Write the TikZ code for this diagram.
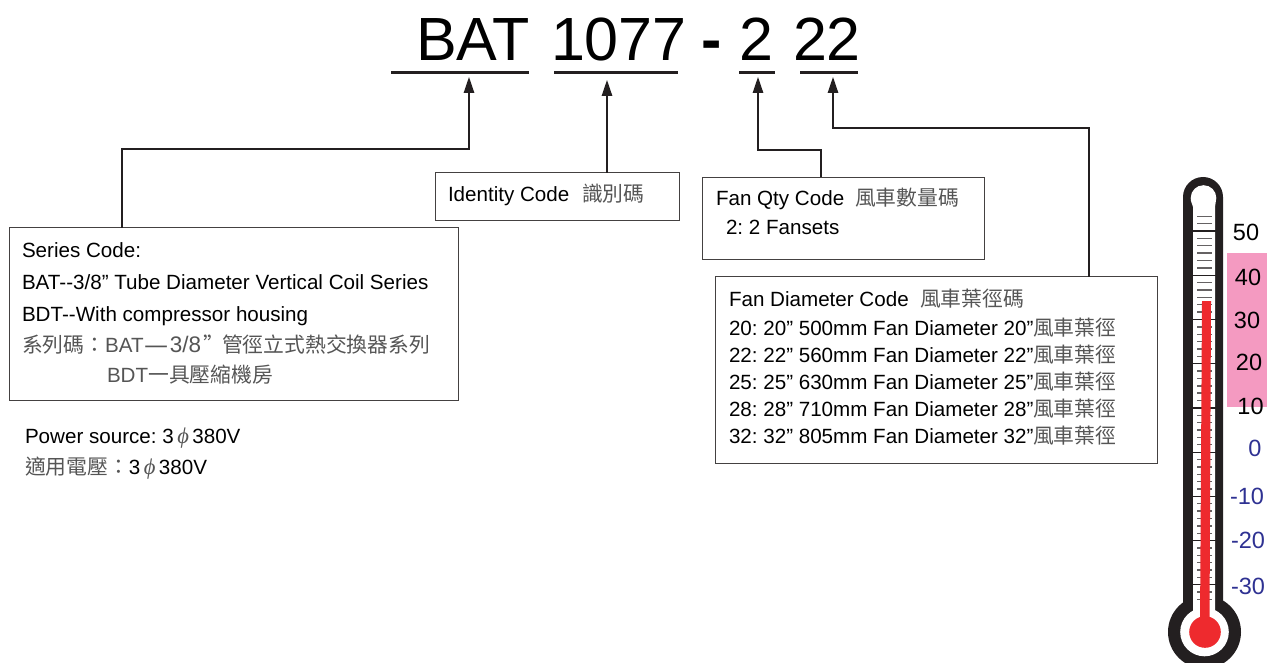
\documentclass[tikz,border=0pt]{standalone}
\usepackage{fontspec}
\setmainfont{Liberation Sans}
\newfontfamily\cjk{Noto Sans CJK TC}
\newfontfamily\phifont{Liberation Serif}[ItalicFont={Liberation Serif Italic}]
\usetikzlibrary{arrows.meta}
\definecolor{ink}{HTML}{231F20}
\definecolor{cjkgrey}{HTML}{555555}
\definecolor{navy}{HTML}{2E3192}
\definecolor{pinkband}{HTML}{F49AC1}
\definecolor{thermred}{HTML}{EE2A2E}
\newcommand{\zh}[1]{{\cjk\color{cjkgrey}\fontsize{20.8}{20.8}\selectfont #1}}
\newcommand{\ph}{{\phifont\itshape\color{cjkgrey}\fontsize{22.5}{22.5}\selectfont\char"03D5}}
\tikzset{
  x=1pt,y=-1pt,
  box/.style={draw=ink!85,line width=1pt},
  txt/.style={anchor=base west,inner sep=0pt,outer sep=0pt,font=\fontsize{20.6}{20.6}\selectfont\frenchspacing,text=black},
  big/.style={anchor=base west,inner sep=0pt,outer sep=0pt,font=\fontsize{61}{61}\selectfont,text=black},
  uline/.style={ink,line width=3.6pt},
  conn/.style={draw=ink,line width=1.3pt,-{Triangle[length=16pt,width=10.5pt]}},
  scalehot/.style={anchor=base,inner sep=0pt,font=\fontsize{23.5}{23.5}\selectfont,text=black},
  scalecold/.style={anchor=base,inner sep=0pt,font=\fontsize{23.5}{23.5}\selectfont,text=navy},
  minortick/.style={draw=ink!70,line width=1.4pt},
  majortick/.style={draw=ink,line width=1.2pt},
}
\begin{document}
\begin{tikzpicture}
\useasboundingbox (0,0) rectangle (1267,663);
% title
\node[big] (tbat) at (416,61) {BAT};
\node[big] (tnum) at (551,61) {1077};
\node[big,font=\fontsize{61}{61}\selectfont\bfseries] (tdash) at (701.5,61) {-};
\node[big] (tqty) at (739,61) {2};
\node[big] (tdia) at (793,61) {22};
\draw[uline] (391,72.5) -- (529,72.5);
\draw[uline] (554,72.5) -- (678,72.5);
\draw[uline] (739,72.5) -- (775,72.5);
\draw[uline] (800,72.5) -- (858,72.5);
\coordinate (abat) at (469,77);
\coordinate (anum) at (607,80);
\coordinate (aqty) at (758,77);
\coordinate (adia) at (833,77);
% boxes
\path[box] (9,228) rectangle (458,400);
\coordinate (bseries) at (122,228);
\path[box] (435.5,173) rectangle (679,221);
\coordinate (bident) at (607,173);
\path[box] (702,177.5) rectangle (984,260);
\coordinate (bqty) at (821,177.5);
\path[box] (715.5,277) rectangle (1157,463);
\coordinate (bdia) at (1089,277);
% connectors
\draw[conn] (bseries) |- (469,149) -- (abat);
\draw[conn] (bident) -- (anum);
\draw[conn] (bqty) |- (758,150) -- (aqty);
\draw[conn] (bdia) |- (833,128) -- (adia);
% series text
\node[txt] (s1) at (22,258) {Series Code:};
\node[txt] (s2) at (22,290) {BAT-{}-3/8” Tube Diameter Vertical Coil Series};
\node[txt] (s3) at (22,321) {BDT-{}-With compressor housing};
\node[txt,text=cjkgrey] (s4) at (22,352) {\zh{系列碼：}BAT\hspace{1pt}\raisebox{-2pt}{\cjk\fontsize{27}{27}\selectfont —}\hspace{1pt}\fontsize{22.5}{22.5}\selectfont 3/8\hspace{2pt}\zh{”}};
\node[txt] (s4b) at (222,352) {\zh{管徑立式熱交換器系列}};
\node[txt,text=cjkgrey] (s5) at (107,382) {BDT\zh{一具壓縮機房}};
\node[txt] (p1) at (25,443) {Power source: 3\,\ph\,380V};
\node[txt] (p2) at (25,474) {\zh{適用電壓：}3\,\ph\,380V};
% identity
\node[txt] (i1) at (448,202) {Identity Code};
\node[txt] (i2) at (582,202) {\zh{識別碼}};
% fan qty
\node[txt] (q1) at (716,206) {Fan Qty Code};
\node[txt] (q1b) at (855,206) {\zh{風車數量碼}};
\node[txt] (q2) at (726,235) {2: 2 Fansets};
% fan diameter
\node[txt] (d0) at (729,306) {Fan Diameter Code};
\node[txt] (d0b) at (920,306) {\zh{風車葉徑碼}};
\node[txt] (d1) at (729,335) {20: 20” 500mm Fan Diameter 20”};
\node[txt] (d2) at (729,362) {22: 22” 560mm Fan Diameter 22”};
\node[txt] (d3) at (729,389) {25: 25” 630mm Fan Diameter 25”};
\node[txt] (d4) at (729,416) {28: 28” 710mm Fan Diameter 28”};
\node[txt] (d5) at (729,443) {32: 32” 805mm Fan Diameter 32”};
\foreach \y/\n in {335/e1,362/e2,389/e3,416/e4,443/e5}
  \node[txt] (\n) at (1033,\y) {\zh{風車葉徑}};
% thermometer
\fill[pinkband] (1227,253) rectangle (1267,407);
\fill[ink] (1183,197) arc[start angle=180,end angle=360,radius=20] -- (1223,610) -- (1183,610) -- cycle;
\fill[ink] (1204.5,632) circle[radius=36.5];
\fill[white] (1204.5,632) circle[radius=24.3];
\fill[white] (1193,616) -- (1193,207) .. controls (1192,203) and (1190.7,202) .. (1190.7,198)
  arc[start angle=180,end angle=360,radius=12.8] .. controls (1216.3,202) and (1215,203) .. (1215,207) -- (1215,616) -- cycle;
\foreach \k in {0,...,52}{
  \pgfmathtruncatemacro{\m}{mod(\k+4,6)}
  \pgfmathsetmacro{\yy}{216.3+7.37*\k}
  \ifnum\m=0\relax
    \draw[majortick] (1193,\yy) -- (1216,\yy);
  \else
    \draw[minortick] (1197,\yy) -- (1212,\yy);
  \fi
}
\fill[thermred] (1202,301) -- (1211,301) -- (1209.5,625) -- (1200,625) -- cycle;
\fill[thermred] (1205,632) circle[radius=15.8];
% scale
\foreach \x/\y/\t/\n in {1246/240.4/50/n50,1248/285.4/40/n40,1247/328.4/30/n30,1249/370.4/20/n20,1250.5/414.4/10/n10}
  \node[scalehot] (\n) at (\x,\y) {\t};
\foreach \x/\y/\t/\n in {1255/456.4/0/n0,1247/504.4/-10/m10,1248/548.4/-20/m20,1248/594.4/-30/m30}
  \node[scalecold] (\n) at (\x,\y) {\t};
\end{tikzpicture}
\end{document}
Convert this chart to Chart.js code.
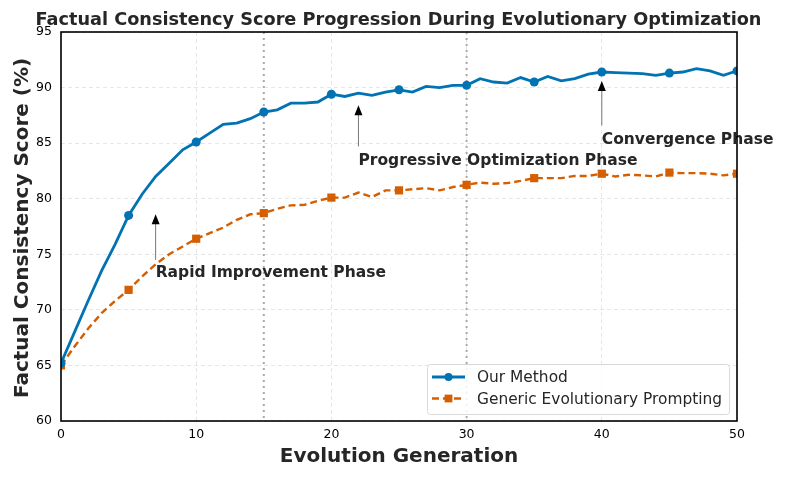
<!DOCTYPE html>
<html>
<head>
<meta charset="utf-8">
<script src="https://cdn.jsdelivr.net/npm/chart.js@4.4.0/dist/chart.umd.min.js"></script>
<style>
    html, body { margin: 0; padding: 0; background: #fff; }
    #wrap { width: 797px; height: 478px; }
</style>
</head>
<body>
<div id="wrap"><canvas id="chart"></canvas></div>
<script>
const generations = [0, 1, 2, 3, 4, 5, 6, 7, 8, 9, 10, 11, 12, 13, 14, 15, 16, 17, 18, 19, 20,
    21, 22, 23, 24, 25, 26, 27, 28, 29, 30, 31, 32, 33, 34, 35, 36, 37, 38, 39, 40,
    41, 42, 43, 44, 45, 46, 47, 48, 49, 50];
const ourMethod = [65.2, 68.0, 70.8, 73.5, 75.9, 78.5, 80.4, 82.0, 83.2, 84.4, 85.1,
    85.9, 86.7, 86.8, 87.2, 87.8, 88.0, 88.6, 88.6, 88.7, 89.4,
    89.2, 89.5, 89.3, 89.6, 89.8, 89.6, 90.1, 90.0, 90.2, 90.2,
    90.8, 90.5, 90.4, 90.9, 90.5, 91.0, 90.6, 90.8, 91.2, 91.4,
    91.35, 91.3, 91.25, 91.1, 91.3, 91.4, 91.7, 91.5, 91.1, 91.5];
const genericPrompting = [65.0, 66.7, 68.3, 69.7, 70.8, 71.8, 73.0, 74.1, 75.0, 75.7, 76.4,
    76.9, 77.4, 78.1, 78.6, 78.7, 79.1, 79.4, 79.45, 79.8, 80.1,
    80.1, 80.55, 80.15, 80.75, 80.75, 80.85, 80.95, 80.75, 81.05, 81.25,
    81.45, 81.35, 81.4, 81.6, 81.85, 81.85, 81.85, 82.05, 82.05, 82.25,
    82.0, 82.15, 82.1, 82.0, 82.35, 82.3, 82.3, 82.25, 82.1, 82.25];
const seriesNames = ['Our Method', 'Generic Evolutionary Prompting'];
const phaseBoundaries = [15, 30];
const phaseLabels = ['Rapid Improvement Phase', 'Progressive Optimization Phase', 'Convergence Phase'];
const phaseX = [7, 22, 40];
const phaseTipY = [78.6, 88.4, 90.6];
const phaseTailY = [74.5, 84.7, 86.6];
const phaseTextY = [73.0, 83.0, 84.9];

const BLUE = '#0173B2';
const ORANGE = '#D55E00';
const FONT = '"DejaVu Sans", sans-serif';

const points = vals => vals.map((v, i) => ({ x: generations[i], y: v }));
const markerAt = r => ctx => (ctx.dataIndex % 5 === 0 ? r : 0);

const decorPlugin = {
    id: 'decor',
    beforeDatasetsDraw(chart) {
        const { ctx, chartArea: a, scales: { x } } = chart;
        ctx.save();
        ctx.strokeStyle = '#aaaaaa';
        ctx.lineWidth = 2;
        ctx.setLineDash([2, 4]);
        phaseBoundaries.forEach(b => {
            const px = x.getPixelForValue(b);
            ctx.beginPath();
            ctx.moveTo(px, a.top);
            ctx.lineTo(px, a.bottom);
            ctx.stroke();
        });
        ctx.restore();
    },
    afterDraw(chart) {
        const { ctx, chartArea: a, scales: { x, y } } = chart;
        ctx.save();

        // phase annotations
        phaseLabels.forEach((label, i) => {
            const px = x.getPixelForValue(phaseX[i]);
            const tip = y.getPixelForValue(phaseTipY[i]);
            const tail = y.getPixelForValue(phaseTailY[i]);
            ctx.strokeStyle = '#777';
            ctx.lineWidth = 1;
            ctx.beginPath();
            ctx.moveTo(px, tail);
            ctx.lineTo(px, tip + 8);
            ctx.stroke();
            ctx.fillStyle = '#000';
            ctx.beginPath();
            ctx.moveTo(px, tip);
            ctx.lineTo(px - 4, tip + 10);
            ctx.lineTo(px + 4, tip + 10);
            ctx.closePath();
            ctx.fill();
            ctx.fillStyle = '#262626';
            ctx.font = 'bold 15.5px ' + FONT;
            ctx.textAlign = 'left';
            ctx.textBaseline = 'alphabetic';
            ctx.fillText(label, px, y.getPixelForValue(phaseTextY[i]));
        });

        // legend
        const lx = 427, ly = 364, lw = 302, lh = 50;
        ctx.fillStyle = 'rgba(255,255,255,0.85)';
        ctx.strokeStyle = '#d9d9d9';
        ctx.lineWidth = 1;
        ctx.beginPath();
        ctx.roundRect(lx + 0.5, ly + 0.5, lw, lh, 3);
        ctx.fill();
        ctx.stroke();
        chart.data.datasets.forEach((ds, i) => {
            const cy = ly + 13 + i * 21.5;
            ctx.strokeStyle = ds.borderColor;
            ctx.lineWidth = ds.borderWidth;
            ctx.setLineDash(ds.borderDash || []);
            ctx.beginPath();
            ctx.moveTo(lx + 5, cy);
            ctx.lineTo(lx + 38, cy);
            ctx.stroke();
            ctx.setLineDash([]);
            ctx.fillStyle = ds.borderColor;
            Chart.helpers.drawPoint(ctx, { pointStyle: ds.pointStyle, radius: i === 0 ? 4 : 5.5, borderWidth: 0 }, lx + 21.5, cy);
            ctx.fillStyle = '#262626';
            ctx.font = '15.4px ' + FONT;
            ctx.textBaseline = 'middle';
            ctx.fillText(ds.label, lx + 50, cy + 1);
        });

        // frame
        ctx.strokeStyle = '#000';
        ctx.lineWidth = 1.6;
        ctx.strokeRect(a.left, a.top, a.right - a.left, a.bottom - a.top);

        // titles
        ctx.fillStyle = '#262626';
        ctx.textAlign = 'center';
        ctx.textBaseline = 'alphabetic';
        ctx.font = 'bold 17.7px ' + FONT;
        ctx.fillText('Factual Consistency Score Progression During Evolutionary Optimization', 398.5, 25);
        ctx.font = 'bold 20px ' + FONT;
        ctx.fillText('Evolution Generation', (a.left + a.right) / 2, 462);
        ctx.translate(28, 228);
        ctx.rotate(-Math.PI / 2);
        ctx.fillText('Factual Consistency Score (%)', 0, 0);
        ctx.restore();
    }
};

new Chart(document.getElementById('chart'), {
    type: 'line',
    data: {
        datasets: [{
            label: seriesNames[0],
            data: points(ourMethod),
            borderColor: BLUE,
            backgroundColor: BLUE,
            borderWidth: 2.8,
            pointStyle: 'circle',
            pointRadius: markerAt(4.5),
            pointBorderWidth: 0,
            tension: 0
        }, {
            label: seriesNames[1],
            data: points(genericPrompting),
            borderColor: ORANGE,
            backgroundColor: ORANGE,
            borderWidth: 2.4,
            borderDash: [7, 4],
            pointStyle: 'rect',
            pointRadius: markerAt(5.8),
            pointBorderWidth: 0,
            tension: 0
        }]
    },
    options: {
        responsive: true,
        maintainAspectRatio: false,
        animation: false,
        devicePixelRatio: 1,
        layout: { padding: { top: 32, right: 60, left: 0, bottom: 0 } },
        plugins: { legend: { display: false }, tooltip: { enabled: false } },
        scales: {
            x: {
                type: 'linear',
                min: 0, max: 50,
                afterFit: s => { s.height = 57; },
                ticks: { stepSize: 10, color: '#000', font: { family: FONT, size: 12.5 }, padding: 6 },
                grid: { color: '#e6e6e6', lineWidth: 1, tickLength: 0 },
                border: { display: false, dash: [4, 3] }
            },
            y: {
                min: 60, max: 95,
                afterFit: s => { s.width = 61; },
                ticks: { stepSize: 5, color: '#000', font: { family: FONT, size: 12.5 }, padding: 9 },
                grid: { color: '#e6e6e6', lineWidth: 1, tickLength: 0 },
                border: { display: false, dash: [4, 3] }
            }
        }
    },
    plugins: [decorPlugin]
});
</script>
</body>
</html>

### Work required
Repeat exactly, and only, the lines from the one containing "Convert this chart to Chart.js code." through the one containing "const markerAt = r", both included, without the pictures.

### Response to this exercise
Convert this chart to Chart.js code.
<!DOCTYPE html>
<html>
<head>
<meta charset="utf-8">
<script src="https://cdn.jsdelivr.net/npm/chart.js@4.4.0/dist/chart.umd.min.js"></script>
<style>
    html, body { margin: 0; padding: 0; background: #fff; }
    #wrap { width: 797px; height: 478px; }
</style>
</head>
<body>
<div id="wrap"><canvas id="chart"></canvas></div>
<script>
const generations = [0, 1, 2, 3, 4, 5, 6, 7, 8, 9, 10, 11, 12, 13, 14, 15, 16, 17, 18, 19, 20,
    21, 22, 23, 24, 25, 26, 27, 28, 29, 30, 31, 32, 33, 34, 35, 36, 37, 38, 39, 40,
    41, 42, 43, 44, 45, 46, 47, 48, 49, 50];
const ourMethod = [65.2, 68.0, 70.8, 73.5, 75.9, 78.5, 80.4, 82.0, 83.2, 84.4, 85.1,
    85.9, 86.7, 86.8, 87.2, 87.8, 88.0, 88.6, 88.6, 88.7, 89.4,
    89.2, 89.5, 89.3, 89.6, 89.8, 89.6, 90.1, 90.0, 90.2, 90.2,
    90.8, 90.5, 90.4, 90.9, 90.5, 91.0, 90.6, 90.8, 91.2, 91.4,
    91.35, 91.3, 91.25, 91.1, 91.3, 91.4, 91.7, 91.5, 91.1, 91.5];
const genericPrompting = [65.0, 66.7, 68.3, 69.7, 70.8, 71.8, 73.0, 74.1, 75.0, 75.7, 76.4,
    76.9, 77.4, 78.1, 78.6, 78.7, 79.1, 79.4, 79.45, 79.8, 80.1,
    80.1, 80.55, 80.15, 80.75, 80.75, 80.85, 80.95, 80.75, 81.05, 81.25,
    81.45, 81.35, 81.4, 81.6, 81.85, 81.85, 81.85, 82.05, 82.05, 82.25,
    82.0, 82.15, 82.1, 82.0, 82.35, 82.3, 82.3, 82.25, 82.1, 82.25];
const seriesNames = ['Our Method', 'Generic Evolutionary Prompting'];
const phaseBoundaries = [15, 30];
const phaseLabels = ['Rapid Improvement Phase', 'Progressive Optimization Phase', 'Convergence Phase'];
const phaseX = [7, 22, 40];
const phaseTipY = [78.6, 88.4, 90.6];
const phaseTailY = [74.5, 84.7, 86.6];
const phaseTextY = [73.0, 83.0, 84.9];

const BLUE = '#0173B2';
const ORANGE = '#D55E00';
const FONT = '"DejaVu Sans", sans-serif';

const points = vals => vals.map((v, i) => ({ x: generations[i], y: v }));
const markerAt = r => ctx => (ctx.dataIndex % 5 === 0 ? r : 0);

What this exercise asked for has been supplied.